EXERCISE INSTRUCTIONS: All of the data should be output character for character, except the pictures.

SUPPLIED MATERIAL:
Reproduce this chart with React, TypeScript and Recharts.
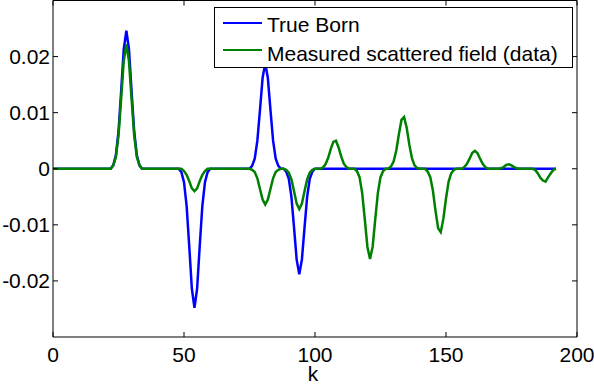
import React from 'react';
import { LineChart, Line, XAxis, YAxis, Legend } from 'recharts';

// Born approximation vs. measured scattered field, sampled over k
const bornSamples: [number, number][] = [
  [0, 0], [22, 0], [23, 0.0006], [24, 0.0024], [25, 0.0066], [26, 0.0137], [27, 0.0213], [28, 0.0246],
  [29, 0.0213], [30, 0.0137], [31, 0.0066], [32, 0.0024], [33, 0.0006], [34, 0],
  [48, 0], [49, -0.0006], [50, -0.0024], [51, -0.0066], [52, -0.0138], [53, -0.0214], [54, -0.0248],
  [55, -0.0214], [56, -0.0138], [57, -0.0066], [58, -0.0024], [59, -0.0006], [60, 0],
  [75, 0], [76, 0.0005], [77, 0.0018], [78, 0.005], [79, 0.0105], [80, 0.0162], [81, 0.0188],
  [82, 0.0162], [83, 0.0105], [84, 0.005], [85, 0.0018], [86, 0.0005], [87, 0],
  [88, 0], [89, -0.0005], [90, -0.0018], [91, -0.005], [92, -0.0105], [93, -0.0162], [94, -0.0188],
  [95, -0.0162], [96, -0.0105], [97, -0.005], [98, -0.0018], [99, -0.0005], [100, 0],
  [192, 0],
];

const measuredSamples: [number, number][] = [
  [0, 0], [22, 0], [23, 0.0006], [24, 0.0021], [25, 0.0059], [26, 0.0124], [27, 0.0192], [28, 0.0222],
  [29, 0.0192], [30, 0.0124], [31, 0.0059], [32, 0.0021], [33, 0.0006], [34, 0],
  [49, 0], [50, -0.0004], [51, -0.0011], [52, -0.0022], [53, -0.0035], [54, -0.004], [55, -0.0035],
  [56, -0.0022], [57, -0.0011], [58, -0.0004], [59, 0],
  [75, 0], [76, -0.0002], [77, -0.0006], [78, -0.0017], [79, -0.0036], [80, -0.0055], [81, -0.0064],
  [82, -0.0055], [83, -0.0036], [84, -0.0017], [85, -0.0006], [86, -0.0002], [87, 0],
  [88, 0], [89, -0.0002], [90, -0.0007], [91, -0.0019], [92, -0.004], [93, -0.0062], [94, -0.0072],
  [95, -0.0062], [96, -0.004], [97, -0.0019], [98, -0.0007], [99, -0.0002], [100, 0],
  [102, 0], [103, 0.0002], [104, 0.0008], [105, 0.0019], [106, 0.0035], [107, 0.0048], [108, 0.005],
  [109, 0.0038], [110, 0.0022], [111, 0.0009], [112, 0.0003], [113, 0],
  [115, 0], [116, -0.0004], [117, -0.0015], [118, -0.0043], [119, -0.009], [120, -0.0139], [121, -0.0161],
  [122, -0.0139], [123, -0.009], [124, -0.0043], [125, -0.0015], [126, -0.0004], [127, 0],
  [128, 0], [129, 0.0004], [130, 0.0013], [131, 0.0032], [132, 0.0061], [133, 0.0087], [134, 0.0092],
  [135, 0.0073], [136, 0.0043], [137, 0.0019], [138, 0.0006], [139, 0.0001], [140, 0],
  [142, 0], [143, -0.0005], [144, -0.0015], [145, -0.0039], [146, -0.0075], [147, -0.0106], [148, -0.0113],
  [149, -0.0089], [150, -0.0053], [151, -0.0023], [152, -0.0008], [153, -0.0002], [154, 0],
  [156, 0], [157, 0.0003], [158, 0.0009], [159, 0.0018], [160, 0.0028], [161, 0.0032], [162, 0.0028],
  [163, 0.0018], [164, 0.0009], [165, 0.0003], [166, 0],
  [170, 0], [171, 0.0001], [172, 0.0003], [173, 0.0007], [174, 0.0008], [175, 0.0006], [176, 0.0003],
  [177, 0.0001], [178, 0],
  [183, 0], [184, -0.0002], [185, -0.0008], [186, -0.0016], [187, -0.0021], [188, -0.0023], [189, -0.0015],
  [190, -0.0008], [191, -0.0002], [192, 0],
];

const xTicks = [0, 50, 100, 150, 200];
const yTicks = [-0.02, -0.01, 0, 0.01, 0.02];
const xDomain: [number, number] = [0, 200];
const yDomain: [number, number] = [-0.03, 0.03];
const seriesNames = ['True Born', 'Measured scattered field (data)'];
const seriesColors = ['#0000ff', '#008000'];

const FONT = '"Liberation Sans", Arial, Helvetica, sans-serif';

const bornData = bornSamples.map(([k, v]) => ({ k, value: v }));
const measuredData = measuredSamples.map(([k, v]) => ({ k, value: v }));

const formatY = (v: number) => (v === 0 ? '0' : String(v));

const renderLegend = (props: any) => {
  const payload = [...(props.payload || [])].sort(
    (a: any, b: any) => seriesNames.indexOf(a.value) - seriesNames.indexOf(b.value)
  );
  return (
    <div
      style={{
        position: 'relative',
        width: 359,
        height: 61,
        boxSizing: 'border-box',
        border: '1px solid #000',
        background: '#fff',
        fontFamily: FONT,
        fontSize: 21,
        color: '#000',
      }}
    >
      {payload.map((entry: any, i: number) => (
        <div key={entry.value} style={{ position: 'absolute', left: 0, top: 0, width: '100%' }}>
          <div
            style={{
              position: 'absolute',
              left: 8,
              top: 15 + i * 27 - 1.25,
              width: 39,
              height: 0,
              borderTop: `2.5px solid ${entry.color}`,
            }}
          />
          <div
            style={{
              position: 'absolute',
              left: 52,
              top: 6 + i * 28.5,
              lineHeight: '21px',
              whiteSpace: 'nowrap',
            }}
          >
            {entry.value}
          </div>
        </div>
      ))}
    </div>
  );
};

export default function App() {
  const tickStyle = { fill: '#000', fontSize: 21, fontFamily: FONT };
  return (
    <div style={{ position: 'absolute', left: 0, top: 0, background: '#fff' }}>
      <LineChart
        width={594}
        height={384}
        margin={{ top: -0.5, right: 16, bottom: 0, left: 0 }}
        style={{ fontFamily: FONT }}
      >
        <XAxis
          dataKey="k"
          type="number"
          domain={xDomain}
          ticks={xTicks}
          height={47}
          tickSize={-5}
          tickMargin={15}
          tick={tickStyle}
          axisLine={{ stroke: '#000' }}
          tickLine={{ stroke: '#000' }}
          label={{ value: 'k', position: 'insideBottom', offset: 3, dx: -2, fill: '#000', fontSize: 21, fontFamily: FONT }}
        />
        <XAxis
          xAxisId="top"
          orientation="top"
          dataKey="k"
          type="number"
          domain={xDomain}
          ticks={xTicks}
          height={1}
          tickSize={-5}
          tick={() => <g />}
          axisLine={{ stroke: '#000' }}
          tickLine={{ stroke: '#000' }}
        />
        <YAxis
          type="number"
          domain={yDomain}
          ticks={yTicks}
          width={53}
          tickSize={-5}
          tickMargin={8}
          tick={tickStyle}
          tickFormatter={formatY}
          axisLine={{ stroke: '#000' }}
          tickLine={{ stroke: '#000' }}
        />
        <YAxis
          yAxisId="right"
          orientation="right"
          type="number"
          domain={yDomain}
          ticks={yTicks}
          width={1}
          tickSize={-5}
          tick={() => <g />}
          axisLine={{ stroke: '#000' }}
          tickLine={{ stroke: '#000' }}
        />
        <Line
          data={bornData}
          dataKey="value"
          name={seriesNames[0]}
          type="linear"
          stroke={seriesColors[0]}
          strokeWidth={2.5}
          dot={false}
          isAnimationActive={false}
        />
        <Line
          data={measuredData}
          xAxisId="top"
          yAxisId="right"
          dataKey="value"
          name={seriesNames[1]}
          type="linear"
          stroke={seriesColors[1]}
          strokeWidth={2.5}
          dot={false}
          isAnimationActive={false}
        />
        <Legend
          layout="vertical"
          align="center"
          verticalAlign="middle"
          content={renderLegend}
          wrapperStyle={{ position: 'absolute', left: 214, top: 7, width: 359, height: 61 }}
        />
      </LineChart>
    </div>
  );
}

ANSWER TO THIS PROBLEM:
Reproduce this chart with React, TypeScript and Recharts.
import React from 'react';
import { LineChart, Line, XAxis, YAxis, Legend } from 'recharts';

// Born approximation vs. measured scattered field, sampled over k
const bornSamples: [number, number][] = [
  [0, 0], [22, 0], [23, 0.0006], [24, 0.0024], [25, 0.0066], [26, 0.0137], [27, 0.0213], [28, 0.0246],
  [29, 0.0213], [30, 0.0137], [31, 0.0066], [32, 0.0024], [33, 0.0006], [34, 0],
  [48, 0], [49, -0.0006], [50, -0.0024], [51, -0.0066], [52, -0.0138], [53, -0.0214], [54, -0.0248],
  [55, -0.0214], [56, -0.0138], [57, -0.0066], [58, -0.0024], [59, -0.0006], [60, 0],
  [75, 0], [76, 0.0005], [77, 0.0018], [78, 0.005], [79, 0.0105], [80, 0.0162], [81, 0.0188],
  [82, 0.0162], [83, 0.0105], [84, 0.005], [85, 0.0018], [86, 0.0005], [87, 0],
  [88, 0], [89, -0.0005], [90, -0.0018], [91, -0.005], [92, -0.0105], [93, -0.0162], [94, -0.0188],
  [95, -0.0162], [96, -0.0105], [97, -0.005], [98, -0.0018], [99, -0.0005], [100, 0],
  [192, 0],
];

const measuredSamples: [number, number][] = [
  [0, 0], [22, 0], [23, 0.0006], [24, 0.0021], [25, 0.0059], [26, 0.0124], [27, 0.0192], [28, 0.0222],
  [29, 0.0192], [30, 0.0124], [31, 0.0059], [32, 0.0021], [33, 0.0006], [34, 0],
  [49, 0], [50, -0.0004], [51, -0.0011], [52, -0.0022], [53, -0.0035], [54, -0.004], [55, -0.0035],
  [56, -0.0022], [57, -0.0011], [58, -0.0004], [59, 0],
  [75, 0], [76, -0.0002], [77, -0.0006], [78, -0.0017], [79, -0.0036], [80, -0.0055], [81, -0.0064],
  [82, -0.0055], [83, -0.0036], [84, -0.0017], [85, -0.0006], [86, -0.0002], [87, 0],
  [88, 0], [89, -0.0002], [90, -0.0007], [91, -0.0019], [92, -0.004], [93, -0.0062], [94, -0.0072],
  [95, -0.0062], [96, -0.004], [97, -0.0019], [98, -0.0007], [99, -0.0002], [100, 0],
  [102, 0], [103, 0.0002], [104, 0.0008], [105, 0.0019], [106, 0.0035], [107, 0.0048], [108, 0.005],
  [109, 0.0038], [110, 0.0022], [111, 0.0009], [112, 0.0003], [113, 0],
  [115, 0], [116, -0.0004], [117, -0.0015], [118, -0.0043], [119, -0.009], [120, -0.0139], [121, -0.0161],
  [122, -0.0139], [123, -0.009], [124, -0.0043], [125, -0.0015], [126, -0.0004], [127, 0],
  [128, 0], [129, 0.0004], [130, 0.0013], [131, 0.0032], [132, 0.0061], [133, 0.0087], [134, 0.0092],
  [135, 0.0073], [136, 0.0043], [137, 0.0019], [138, 0.0006], [139, 0.0001], [140, 0],
  [142, 0], [143, -0.0005], [144, -0.0015], [145, -0.0039], [146, -0.0075], [147, -0.0106], [148, -0.0113],
  [149, -0.0089], [150, -0.0053], [151, -0.0023], [152, -0.0008], [153, -0.0002], [154, 0],
  [156, 0], [157, 0.0003], [158, 0.0009], [159, 0.0018], [160, 0.0028], [161, 0.0032], [162, 0.0028],
  [163, 0.0018], [164, 0.0009], [165, 0.0003], [166, 0],
  [170, 0], [171, 0.0001], [172, 0.0003], [173, 0.0007], [174, 0.0008], [175, 0.0006], [176, 0.0003],
  [177, 0.0001], [178, 0],
  [183, 0], [184, -0.0002], [185, -0.0008], [186, -0.0016], [187, -0.0021], [188, -0.0023], [189, -0.0015],
  [190, -0.0008], [191, -0.0002], [192, 0],
];

const xTicks = [0, 50, 100, 150, 200];
const yTicks = [-0.02, -0.01, 0, 0.01, 0.02];
const xDomain: [number, number] = [0, 200];
const yDomain: [number, number] = [-0.03, 0.03];
const seriesNames = ['True Born', 'Measured scattered field (data)'];
const seriesColors = ['#0000ff', '#008000'];

const FONT = '"Liberation Sans", Arial, Helvetica, sans-serif';

const bornData = bornSamples.map(([k, v]) => ({ k, value: v }));
const measuredData = measuredSamples.map(([k, v]) => ({ k, value: v }));

const formatY = (v: number) => (v === 0 ? '0' : String(v));

const renderLegend = (props: any) => {
  const payload = [...(props.payload || [])].sort(
    (a: any, b: any) => seriesNames.indexOf(a.value) - seriesNames.indexOf(b.value)
  );
  return (
    <div
      style={{
        position: 'relative',
        width: 359,
        height: 61,
        boxSizing: 'border-box',
        border: '1px solid #000',
        background: '#fff',
        fontFamily: FONT,
        fontSize: 21,
        color: '#000',
      }}
    >
      {payload.map((entry: any, i: number) => (
        <div key={entry.value} style={{ position: 'absolute', left: 0, top: 0, width: '100%' }}>
          <div
            style={{
              position: 'absolute',
              left: 8,
              top: 15 + i * 27 - 1.25,
              width: 39,
              height: 0,
              borderTop: `2.5px solid ${entry.color}`,
            }}
          />
          <div
            style={{
              position: 'absolute',
              left: 52,
              top: 6 + i * 28.5,
              lineHeight: '21px',
              whiteSpace: 'nowrap',
            }}
          >
            {entry.value}
          </div>
        </div>
      ))}
    </div>
  );
};

export default function App() {
  const tickStyle = { fill: '#000', fontSize: 21, fontFamily: FONT };
  return (
    <div style={{ position: 'absolute', left: 0, top: 0, background: '#fff' }}>
      <LineChart
        width={594}
        height={384}
        margin={{ top: -0.5, right: 16, bottom: 0, left: 0 }}
        style={{ fontFamily: FONT }}
      >
        <XAxis
          dataKey="k"
          type="number"
          domain={xDomain}
          ticks={xTicks}
          height={47}
          tickSize={-5}
          tickMargin={15}
          tick={tickStyle}
          axisLine={{ stroke: '#000' }}
          tickLine={{ stroke: '#000' }}
          label={{ value: 'k', position: 'insideBottom', offset: 3, dx: -2, fill: '#000', fontSize: 21, fontFamily: FONT }}
        />
        <XAxis
          xAxisId="top"
          orientation="top"
          dataKey="k"
          type="number"
          domain={xDomain}
          ticks={xTicks}
          height={1}
          tickSize={-5}
          tick={() => <g />}
          axisLine={{ stroke: '#000' }}
          tickLine={{ stroke: '#000' }}
        />
        <YAxis
          type="number"
          domain={yDomain}
          ticks={yTicks}
          width={53}
          tickSize={-5}
          tickMargin={8}
          tick={tickStyle}
          tickFormatter={formatY}
          axisLine={{ stroke: '#000' }}
          tickLine={{ stroke: '#000' }}
        />
        <YAxis
          yAxisId="right"
          orientation="right"
          type="number"
          domain={yDomain}
          ticks={yTicks}
          width={1}
          tickSize={-5}
          tick={() => <g />}
          axisLine={{ stroke: '#000' }}
          tickLine={{ stroke: '#000' }}
        />
        <Line
          data={bornData}
          dataKey="value"
          name={seriesNames[0]}
          type="linear"
          stroke={seriesColors[0]}
          strokeWidth={2.5}
          dot={false}
          isAnimationActive={false}
        />
        <Line
          data={measuredData}
          xAxisId="top"
          yAxisId="right"
          dataKey="value"
          name={seriesNames[1]}
          type="linear"
          stroke={seriesColors[1]}
          strokeWidth={2.5}
          dot={false}
          isAnimationActive={false}
        />
        <Legend
          layout="vertical"
          align="center"
          verticalAlign="middle"
          content={renderLegend}
          wrapperStyle={{ position: 'absolute', left: 214, top: 7, width: 359, height: 61 }}
        />
      </LineChart>
    </div>
  );
}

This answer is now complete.